Walter P. Reuther Library

Walter P. Reuther


Later in his career, Reuther was faulted for his shift from the political left to a moderate position. This change included the adoption of a strong anti-Communist philosophy. All this was less sweeping than it seemed. What remained constant was Reuther’s strong belief in social democratic action: he had always rejected any political system based on totalitarian rule.


By the end of 1935, the Russian workers were trained and the Reuther brothers returned to Detroit just in time to participate in the great union-organizing struggles in the automobile industry. To more effectively "organize the unorganized," Walter Reuther worked to combine several small Detroit local unions into the Westside Local 174. He became president of the large local, and at the UAW’s 1936 convention, he was elected to the union’s executive board.


Success came rapidly to the UAW in 1937. General Motors and Chrysler recognized the union after sit-down strikes crippled their production. Henry Ford’s intractable resistance dashed all hopes of the third automobile giant quickly recognizing the UAW. Reuther would soon discover the extent of Ford’s anti-union tactics.


On May 26, 1937, Walter Reuther and other UAW organizers passed out leaflets at a pedestrian overpass next to the Ford Rouge factory complex in Dearborn, Michigan. What followed, now known as the "Battle of the Overpass," began when members of Ford’s private police organization, euphemistically called the Service Department, attacked the UAW group. "After they kicked me down all the stairs," Reuther recalled shortly after the battle, "they then started to hit me again...driving me before them." The incident was a public relations disaster for Henry Ford, but he continued to resist the UAW until April 1941, when a massive strike shut down the Ford Motor Company.


In 1939 Reuther was appointed the head of the General Motors department by UAW President R. J. Thomas. When General Motors stalled negotiations for a new union contract, Reuther called for a June strike, but only by tool-and-die workers. This tactic halted the all-important retooling for the 1940 model year.
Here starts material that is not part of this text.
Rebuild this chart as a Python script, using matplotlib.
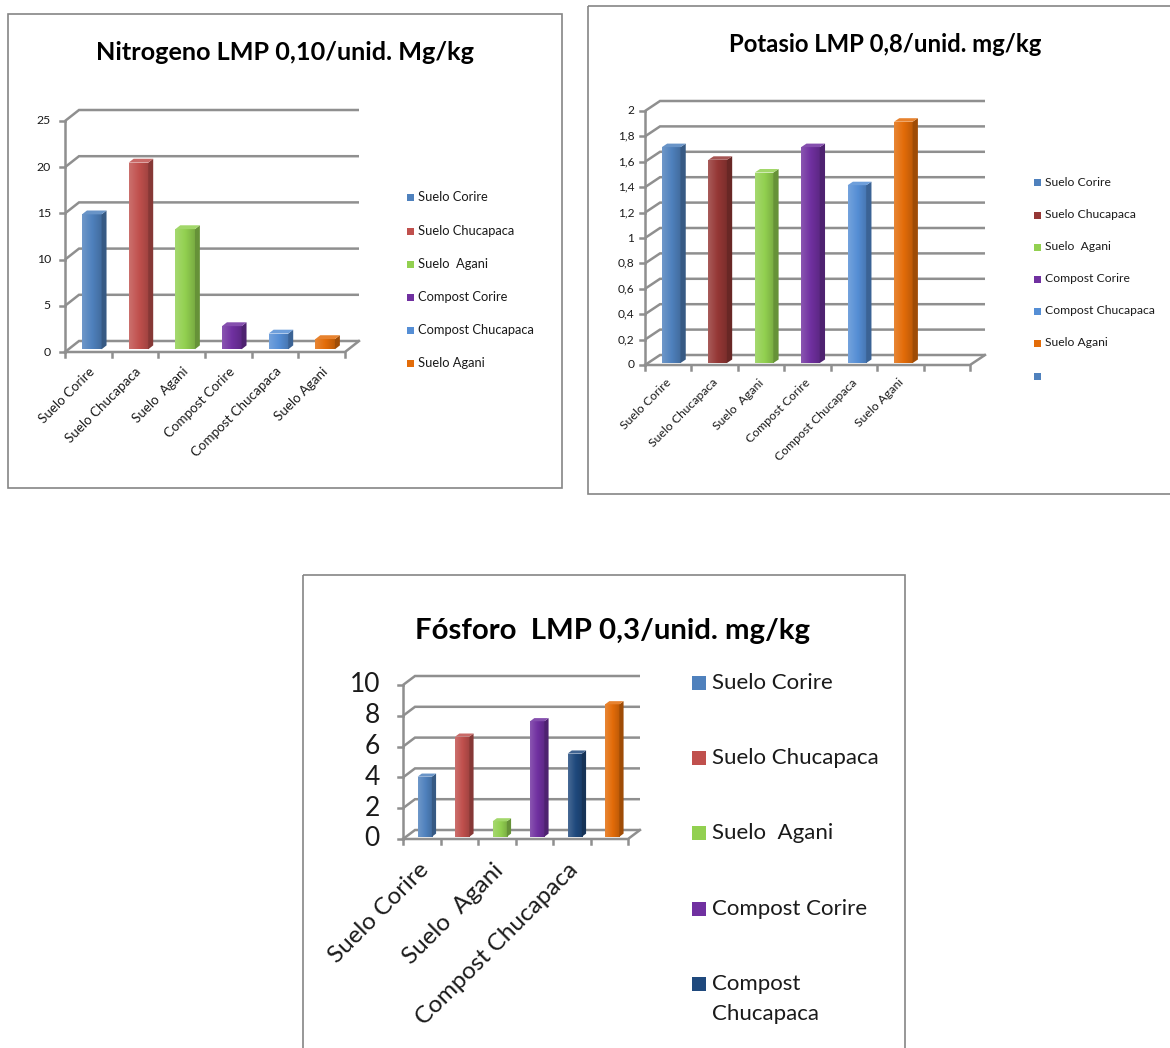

Faced with a production shutdown, General Motors agreed to a new contract.


Just before World War II, with almost half of the nation’s auto-manufacturing capacity idle, Reuther received national attention for his plan to use factories in Michigan and elsewhere to build five hundred military aircraft a day. Although technically feasible, the plan was never implemented because automakers resisted what they considered an attempt to dictate their production. However, during the war the industry did produce aircraft, tanks and other war material in unprecedented amounts.